◆ Data section:

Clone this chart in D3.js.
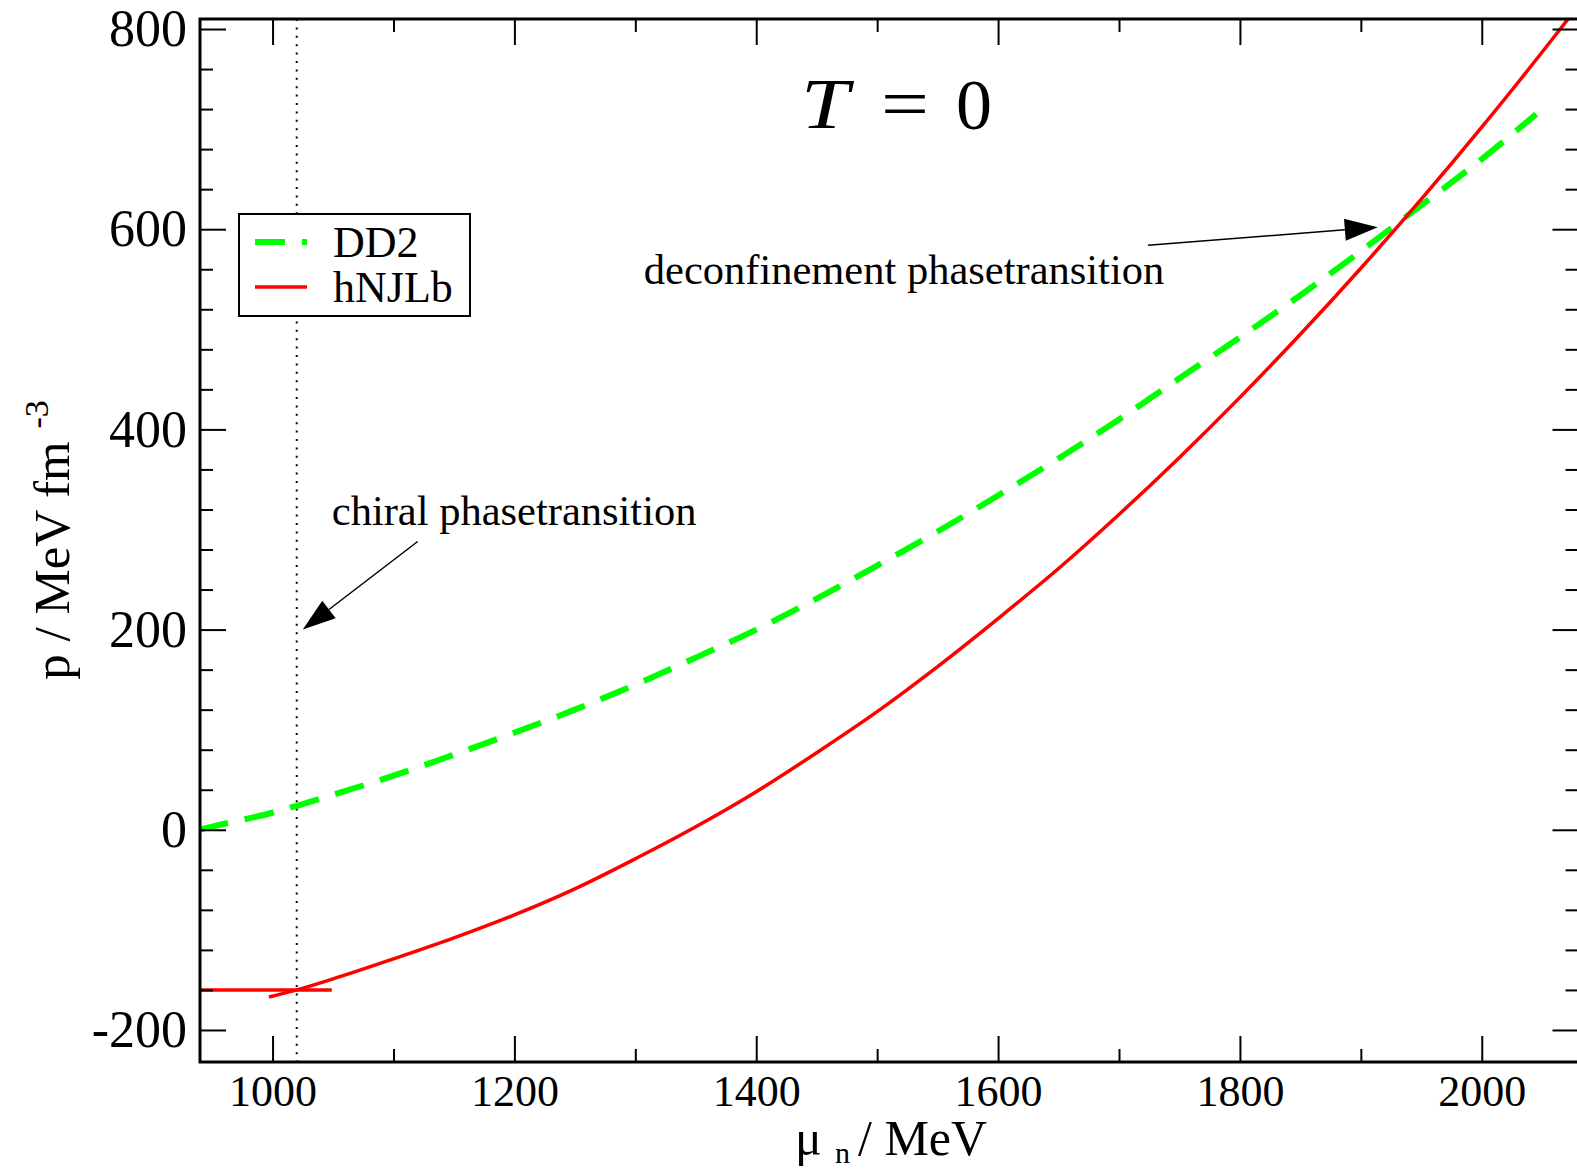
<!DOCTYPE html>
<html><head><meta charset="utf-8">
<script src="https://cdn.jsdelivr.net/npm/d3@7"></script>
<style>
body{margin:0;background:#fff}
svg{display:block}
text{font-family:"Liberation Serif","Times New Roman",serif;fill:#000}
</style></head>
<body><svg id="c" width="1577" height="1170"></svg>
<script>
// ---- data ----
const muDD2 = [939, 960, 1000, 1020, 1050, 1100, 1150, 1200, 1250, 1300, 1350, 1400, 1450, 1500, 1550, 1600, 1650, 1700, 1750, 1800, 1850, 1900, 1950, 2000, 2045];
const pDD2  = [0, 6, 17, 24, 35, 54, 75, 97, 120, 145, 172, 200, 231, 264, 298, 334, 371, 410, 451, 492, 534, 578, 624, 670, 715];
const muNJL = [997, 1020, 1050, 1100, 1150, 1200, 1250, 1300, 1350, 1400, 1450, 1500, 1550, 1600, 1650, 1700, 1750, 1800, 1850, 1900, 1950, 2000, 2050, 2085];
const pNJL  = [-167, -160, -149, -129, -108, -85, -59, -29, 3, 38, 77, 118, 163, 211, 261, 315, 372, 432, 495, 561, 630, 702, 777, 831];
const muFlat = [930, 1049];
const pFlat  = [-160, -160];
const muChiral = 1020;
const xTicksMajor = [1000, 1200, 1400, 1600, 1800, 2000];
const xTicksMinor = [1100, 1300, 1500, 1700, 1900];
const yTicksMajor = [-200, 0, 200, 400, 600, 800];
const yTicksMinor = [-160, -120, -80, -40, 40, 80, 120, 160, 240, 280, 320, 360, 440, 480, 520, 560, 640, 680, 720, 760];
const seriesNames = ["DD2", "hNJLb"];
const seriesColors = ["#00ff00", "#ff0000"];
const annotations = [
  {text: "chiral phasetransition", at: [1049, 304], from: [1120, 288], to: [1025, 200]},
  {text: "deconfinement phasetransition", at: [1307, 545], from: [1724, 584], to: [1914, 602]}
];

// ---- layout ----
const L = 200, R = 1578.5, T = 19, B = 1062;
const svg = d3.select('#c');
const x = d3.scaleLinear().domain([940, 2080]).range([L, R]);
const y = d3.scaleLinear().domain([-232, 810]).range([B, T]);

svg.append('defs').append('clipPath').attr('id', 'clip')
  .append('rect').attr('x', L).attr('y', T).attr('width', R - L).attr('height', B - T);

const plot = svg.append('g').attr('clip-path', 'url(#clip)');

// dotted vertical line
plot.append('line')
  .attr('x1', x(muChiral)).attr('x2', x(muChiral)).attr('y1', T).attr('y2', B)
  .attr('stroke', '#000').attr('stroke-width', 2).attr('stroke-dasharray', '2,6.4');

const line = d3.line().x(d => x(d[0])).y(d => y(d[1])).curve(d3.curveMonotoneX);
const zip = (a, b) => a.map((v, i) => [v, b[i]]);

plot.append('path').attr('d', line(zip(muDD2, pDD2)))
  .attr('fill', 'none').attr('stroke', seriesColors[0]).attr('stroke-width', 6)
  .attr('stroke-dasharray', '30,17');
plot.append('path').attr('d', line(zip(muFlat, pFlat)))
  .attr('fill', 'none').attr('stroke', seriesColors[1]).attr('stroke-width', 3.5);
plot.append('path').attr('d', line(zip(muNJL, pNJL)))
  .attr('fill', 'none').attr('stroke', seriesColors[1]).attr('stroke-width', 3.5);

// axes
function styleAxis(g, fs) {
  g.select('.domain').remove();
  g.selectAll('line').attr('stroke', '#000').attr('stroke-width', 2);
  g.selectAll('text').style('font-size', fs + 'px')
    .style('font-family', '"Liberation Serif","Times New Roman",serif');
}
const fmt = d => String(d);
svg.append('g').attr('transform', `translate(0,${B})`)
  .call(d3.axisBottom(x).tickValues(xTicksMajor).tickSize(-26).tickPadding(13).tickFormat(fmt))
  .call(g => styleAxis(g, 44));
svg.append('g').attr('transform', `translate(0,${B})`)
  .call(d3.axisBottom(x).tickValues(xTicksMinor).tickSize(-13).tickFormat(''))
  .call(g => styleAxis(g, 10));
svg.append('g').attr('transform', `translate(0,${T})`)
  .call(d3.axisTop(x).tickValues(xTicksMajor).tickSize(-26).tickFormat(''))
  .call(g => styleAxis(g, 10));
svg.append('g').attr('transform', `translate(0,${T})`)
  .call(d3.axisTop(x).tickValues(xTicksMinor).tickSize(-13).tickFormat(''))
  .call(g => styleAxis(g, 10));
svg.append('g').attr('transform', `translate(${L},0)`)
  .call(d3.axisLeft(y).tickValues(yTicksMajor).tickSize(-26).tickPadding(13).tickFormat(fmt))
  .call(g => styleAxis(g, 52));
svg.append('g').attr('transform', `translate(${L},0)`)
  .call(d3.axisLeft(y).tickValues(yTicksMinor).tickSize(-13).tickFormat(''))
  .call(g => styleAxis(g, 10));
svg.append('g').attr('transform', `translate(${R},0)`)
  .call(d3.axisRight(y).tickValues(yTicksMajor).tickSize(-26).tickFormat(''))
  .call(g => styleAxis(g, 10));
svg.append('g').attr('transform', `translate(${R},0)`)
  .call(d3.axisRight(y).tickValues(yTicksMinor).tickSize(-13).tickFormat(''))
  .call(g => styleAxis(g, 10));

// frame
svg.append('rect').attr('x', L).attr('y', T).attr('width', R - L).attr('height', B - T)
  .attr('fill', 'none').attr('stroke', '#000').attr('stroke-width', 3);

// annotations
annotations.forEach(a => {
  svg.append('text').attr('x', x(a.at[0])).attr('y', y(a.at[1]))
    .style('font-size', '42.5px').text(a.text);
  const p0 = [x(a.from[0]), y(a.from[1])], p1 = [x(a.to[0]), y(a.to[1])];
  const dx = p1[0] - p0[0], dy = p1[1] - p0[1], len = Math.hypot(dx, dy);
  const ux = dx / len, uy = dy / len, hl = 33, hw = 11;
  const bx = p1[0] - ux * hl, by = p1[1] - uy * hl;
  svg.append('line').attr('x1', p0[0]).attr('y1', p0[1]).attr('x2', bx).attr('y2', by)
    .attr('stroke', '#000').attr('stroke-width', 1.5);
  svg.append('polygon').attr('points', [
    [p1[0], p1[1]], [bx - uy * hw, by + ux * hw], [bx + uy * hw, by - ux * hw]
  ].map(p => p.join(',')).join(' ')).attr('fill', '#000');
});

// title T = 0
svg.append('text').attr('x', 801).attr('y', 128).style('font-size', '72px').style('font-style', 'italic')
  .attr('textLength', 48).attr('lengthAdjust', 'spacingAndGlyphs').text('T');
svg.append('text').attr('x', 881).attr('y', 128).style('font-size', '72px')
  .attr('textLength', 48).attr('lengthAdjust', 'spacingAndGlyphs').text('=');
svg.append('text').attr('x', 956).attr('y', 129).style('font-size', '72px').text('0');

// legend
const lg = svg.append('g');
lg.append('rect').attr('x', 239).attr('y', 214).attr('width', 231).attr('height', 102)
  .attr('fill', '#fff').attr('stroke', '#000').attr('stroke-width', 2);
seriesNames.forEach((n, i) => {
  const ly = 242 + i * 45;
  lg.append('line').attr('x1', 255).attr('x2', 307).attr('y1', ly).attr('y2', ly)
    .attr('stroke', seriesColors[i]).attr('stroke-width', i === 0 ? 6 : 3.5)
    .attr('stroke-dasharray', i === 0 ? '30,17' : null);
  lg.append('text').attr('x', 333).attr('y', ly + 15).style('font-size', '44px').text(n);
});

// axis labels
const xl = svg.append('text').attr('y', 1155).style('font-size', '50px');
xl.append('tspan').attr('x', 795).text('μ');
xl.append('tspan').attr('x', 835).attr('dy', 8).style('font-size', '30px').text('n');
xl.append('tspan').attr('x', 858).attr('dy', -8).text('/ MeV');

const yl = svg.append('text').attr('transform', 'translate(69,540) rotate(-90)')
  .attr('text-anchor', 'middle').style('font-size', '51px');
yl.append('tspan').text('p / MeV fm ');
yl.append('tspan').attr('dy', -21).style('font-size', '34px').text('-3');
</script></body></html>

◆ Goal:
Please restate the material above line by line, exactly, beginning at its first line and ending with the line that contains "const plot = svg.append('g').attr('clip-path', 'url(#clip)');", without any pictures.

◆ Complete response:
Clone this chart in D3.js.
<!DOCTYPE html>
<html><head><meta charset="utf-8">
<script src="https://cdn.jsdelivr.net/npm/d3@7"></script>
<style>
body{margin:0;background:#fff}
svg{display:block}
text{font-family:"Liberation Serif","Times New Roman",serif;fill:#000}
</style></head>
<body><svg id="c" width="1577" height="1170"></svg>
<script>
// ---- data ----
const muDD2 = [939, 960, 1000, 1020, 1050, 1100, 1150, 1200, 1250, 1300, 1350, 1400, 1450, 1500, 1550, 1600, 1650, 1700, 1750, 1800, 1850, 1900, 1950, 2000, 2045];
const pDD2  = [0, 6, 17, 24, 35, 54, 75, 97, 120, 145, 172, 200, 231, 264, 298, 334, 371, 410, 451, 492, 534, 578, 624, 670, 715];
const muNJL = [997, 1020, 1050, 1100, 1150, 1200, 1250, 1300, 1350, 1400, 1450, 1500, 1550, 1600, 1650, 1700, 1750, 1800, 1850, 1900, 1950, 2000, 2050, 2085];
const pNJL  = [-167, -160, -149, -129, -108, -85, -59, -29, 3, 38, 77, 118, 163, 211, 261, 315, 372, 432, 495, 561, 630, 702, 777, 831];
const muFlat = [930, 1049];
const pFlat  = [-160, -160];
const muChiral = 1020;
const xTicksMajor = [1000, 1200, 1400, 1600, 1800, 2000];
const xTicksMinor = [1100, 1300, 1500, 1700, 1900];
const yTicksMajor = [-200, 0, 200, 400, 600, 800];
const yTicksMinor = [-160, -120, -80, -40, 40, 80, 120, 160, 240, 280, 320, 360, 440, 480, 520, 560, 640, 680, 720, 760];
const seriesNames = ["DD2", "hNJLb"];
const seriesColors = ["#00ff00", "#ff0000"];
const annotations = [
  {text: "chiral phasetransition", at: [1049, 304], from: [1120, 288], to: [1025, 200]},
  {text: "deconfinement phasetransition", at: [1307, 545], from: [1724, 584], to: [1914, 602]}
];

// ---- layout ----
const L = 200, R = 1578.5, T = 19, B = 1062;
const svg = d3.select('#c');
const x = d3.scaleLinear().domain([940, 2080]).range([L, R]);
const y = d3.scaleLinear().domain([-232, 810]).range([B, T]);

svg.append('defs').append('clipPath').attr('id', 'clip')
  .append('rect').attr('x', L).attr('y', T).attr('width', R - L).attr('height', B - T);

const plot = svg.append('g').attr('clip-path', 'url(#clip)');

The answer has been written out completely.